『野球太郎』がヤクルトの補強ポイントに挙げたのは「ケガに強い即戦力の先発」、「即戦力リリーフ」、「さらに強化するスラッガー」、「右打ち外野手」、「素材型野手」だった。「ケガに強い即戦力の先発」から順に指名結果を見ていこう。
ヤクルトといえば、毎年ケガ人が出るイメージが強い。今季はとくに先発ローテーションで苦しみ、シーズンを通してローテーションを守った投手は1人もいなかった。
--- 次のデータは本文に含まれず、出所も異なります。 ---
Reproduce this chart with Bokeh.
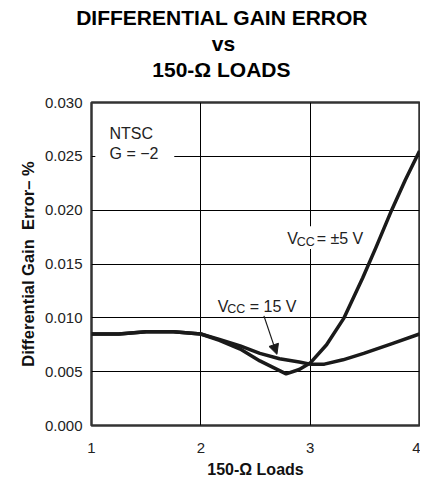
from bokeh.plotting import figure
from bokeh.models import Label, Arrow, NormalHead, FixedTicker, ColumnDataSource, BoxAnnotation, Title
from bokeh.embed import file_html
from bokeh.resources import INLINE

# ---- data ----
loads_15v = [1.0, 1.25, 1.5, 1.75, 2.0, 2.17, 2.36, 2.54, 2.72, 2.9, 3.0, 3.13, 3.3, 3.49, 3.75, 4.0]
err_15v = [0.0085, 0.0085, 0.0087, 0.0087, 0.0085, 0.0080, 0.0074, 0.0067, 0.0062, 0.0059,
           0.0057, 0.0057, 0.0061, 0.0067, 0.0076, 0.0085]

loads_5v = [1.0, 1.25, 1.5, 1.75, 2.0, 2.17, 2.36, 2.54, 2.72, 2.78, 2.9, 3.0, 3.15, 3.31,
            3.48, 3.6, 3.745, 3.87, 4.0]
err_5v = [0.0085, 0.0085, 0.0087, 0.0087, 0.0085, 0.0079, 0.0071, 0.0060, 0.0051, 0.0048,
          0.0052, 0.0058, 0.0075, 0.0100, 0.0137, 0.0165, 0.0200, 0.0228, 0.0255]

x_ticks = [1, 2, 3, 4]
y_ticks = [0.000, 0.005, 0.010, 0.015, 0.020, 0.025, 0.030]
y_tick_labels = ["0.000", "0.005", "0.010", "0.015", "0.020", "0.025", "0.030"]

title_lines = ["DIFFERENTIAL GAIN ERROR", "vs", "150-\u03a9 LOADS"]
x_label = "150-\u03a9 Loads"
y_label = "Differential Gain\u00a0 Error\u2013 %"

FONT = "Liberation Sans"
INK = "#1a1a1a"
TXT = "#222222"

p = figure(width=420, height=480, x_range=(1, 4), y_range=(0, 0.030),
           output_backend="svg", toolbar_location=None,
           min_border_left=91, min_border_right=1, min_border_top=102,
           min_border_bottom=51)
p.title.visible = False

# blank spacer between the plot frame and the title block
p.add_layout(Title(text=" ", standoff=0, text_font=FONT, text_font_size="18px"), "above")

# title lines, nearest to the plot first; offsets put each line's centre near x=221 px
for t, off, so in reversed(list(zip(title_lines, [-15.3, 120.3, 60.8], [0, 2, 0]))):
    p.add_layout(Title(text=t, align="left", offset=off, standoff=so,
                       text_font=FONT, text_font_size="21px", text_font_style="bold",
                       text_color="black"), "above")

src15 = ColumnDataSource(dict(x=loads_15v, y=err_15v))
src5 = ColumnDataSource(dict(x=loads_5v, y=err_5v))
p.line("x", "y", source=src15, line_width=3.5, line_color=INK, line_join="round")
p.line("x", "y", source=src5, line_width=3.5, line_color=INK, line_join="round")

p.outline_line_color = "#333333"
p.outline_line_width = 2.5
p.background_fill_color = "white"
p.border_fill_color = "white"

for ax in (p.xaxis[0], p.yaxis[0]):
    ax.axis_line_color = None
    ax.major_tick_line_color = None
    ax.minor_tick_line_color = None
    ax.major_label_text_font = FONT
    ax.major_label_text_font_size = "15px"
    ax.major_label_text_color = TXT
    ax.axis_label_text_font = FONT
    ax.axis_label_text_font_style = "bold"
    ax.axis_label_text_color = "#111111"

p.xaxis.axis_label_text_font_size = "16px"
p.yaxis.axis_label_text_font_size = "16.5px"
p.xaxis.major_label_standoff = 11
p.yaxis.major_label_standoff = 3
p.xaxis.ticker = FixedTicker(ticks=x_ticks)
p.yaxis.ticker = FixedTicker(ticks=y_ticks)
p.yaxis.major_label_overrides = {v: s for v, s in zip(y_ticks, y_tick_labels)}
p.xaxis.axis_label = x_label
p.yaxis.axis_label = y_label
p.xaxis.axis_label_standoff = 5
p.yaxis.axis_label_standoff = 5

p.xgrid.ticker = FixedTicker(ticks=x_ticks)
p.ygrid.ticker = FixedTicker(ticks=y_ticks)
for g in (p.xgrid[0], p.ygrid[0]):
    g.grid_line_color = "black"
    g.grid_line_width = 1
    g.grid_line_alpha = 1

# white patches that interrupt the grid behind the annotations
p.add_layout(BoxAnnotation(left=1.035, right=1.757, bottom=0.0244, top=0.0257,
                           fill_color="white", fill_alpha=1, line_color=None))
p.add_layout(BoxAnnotation(left=2.96, right=3.04, bottom=0.0164, top=0.0185,
                           fill_color="white", fill_alpha=1, line_color=None))

lab = dict(text_font=FONT, text_font_size="16px", text_color=TXT, text_baseline="alphabetic")
sub = dict(text_font=FONT, text_font_size="12.5px", text_color=TXT, text_baseline="alphabetic")

p.add_layout(Label(x=1.1646, y=0.02713, text="NTSC", **lab))
p.add_layout(Label(x=1.1646, y=0.02523, text="G = \u22122", **lab))

# VCC = ±5 V
p.add_layout(Label(x=2.790, y=0.01734, text="V", **lab))
p.add_layout(Label(x=2.790, y=0.01734, x_offset=9.5, y_offset=-3, text="CC", **sub))
p.add_layout(Label(x=2.790, y=0.01734, x_offset=29.5, text="= \u00b15 V", **lab))

# VCC = 15 V
p.add_layout(Label(x=2.155, y=0.01107, text="V", **lab))
p.add_layout(Label(x=2.155, y=0.01107, x_offset=9.5, y_offset=-3, text="CC", **sub))
p.add_layout(Label(x=2.155, y=0.01107, x_offset=32, text="= 15 V", **lab))

p.add_layout(Arrow(x_start=2.577, y_start=0.01018, x_end=2.696, y_end=0.00661,
                   line_width=1.2, line_color=INK,
                   end=NormalHead(size=10, fill_color=INK, line_color=INK)))

open("out.html", "w").write(file_html(p, INLINE))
小川泰弘が唯一規定投球回に達したものの防御率は4.50と不振。規定投球回数以上を投げたセ・リーグの投手のなかで最下位の防御率だった。昨年獲得した成瀬善久も2年連続で期待されていた活躍ができなかった。先発陣の整備は必至だ。
ヤクルトはこの苦境を脱するために、田中正義(創価大)ら大学生、または社会人の即戦力先発投手を1位指名するかと思われた。しかし結果は、高校生左腕の寺島成輝(履正社高=写真)を単独1位指名。すでにヤクルトは即戦力と見ているが、まだ伸び代も十分。数年後にローテーションの柱になれるよう、まずは焦らず育ててほしい。
今季は秋吉亮とルーキは安定していたが、ほかのリリーフ陣の防御率が悪く、救援陣の整備も必要なヤクルト。
「即戦力リリーフ」という点では、2位指名の星知弥(明治大)、4位指名の中尾輝(名古屋経済大)の2人が視野に入る。
星は先発としても投げているが、リリーフの経験も豊富。最速156キロのストレートが武器の力投型右腕だ。コントロールにバラツキがあるのは心配だが、フォークも投げられるので、うまくハマれば面白い。
左腕の中尾も力投型。ストレートの最速は151キロで、左右の内角に投げ分ける制球力がある。
◎補強ポイントB「さらに強化するスラッガー」
野手の層も厚いとはいえないヤクルト。今季は山田哲人、川端慎吾、雄平、畠山和洋が揃って故障し、ファームの戸田球場に勢揃いするという異常事態にも陥った。
野手陣で孤軍奮闘したバレンティンは退団の可能性が高い。ベテランの畠山には衰えが見え始めている。となるとスラッガータイプの選手を獲得すべきだったが、スラッガータイプの指名はなかった。
川上竜平は戦力外通告を受けた。さらにバレンティンが退団となった場合、1軍の右打ちの外野手は5人程度。最低でも1人は右打ちの外野手を獲得したかったが、今回のドラフトでの指名はなかった。
「素材型野手」には5位指名の古賀優大(明徳義塾高)が当てはまる。肩の強さが魅力の高校生捕手で二塁送球の最速タイムが1秒78と速い。また、4番を務め、今夏の甲子園では16打数10安打、打率.625と打撃力にも光るものがある。将来の正捕手になる可能性を秘めた選手だ。
【総合評価】75点
2年連続のセ・リーグ制覇を逃し、5位という不本意なシーズンとなったヤクルト。
チームの立て直しのため即戦重視のドラフトになるかと思いきや、指名された選手を見るとポテンシャルを重視したようだ。下位に沈んだチームながら「攻めたドラフト」だった印象が強い。また、指名のほとんどが投手だった。
首脳陣は1位で単独指名した寺島を即戦力と見ているが、1年目からどこまで結果を出せるのかは計算しづらい。だが、非常に魅力のある投手なのは確か。数年後には先発ローテの中心投手に育っている姿を期待したい。
また2、3、4位指名には星、梅野雄吾(九産大九産)、中尾と馬力のある力投型投手が揃った。どの投手もポテンシャルも高く、伸びしろも十分だ。
一方、野手は育成も含めて2人の指名に留まった。来季の野手陣の「戦力のプラス」には程遠く感じる。中日の平田良介がFA権を行使した場合、獲得に乗り出すと噂されているだけに、今オフにどのような補強をするのか。その動向にも注目したい。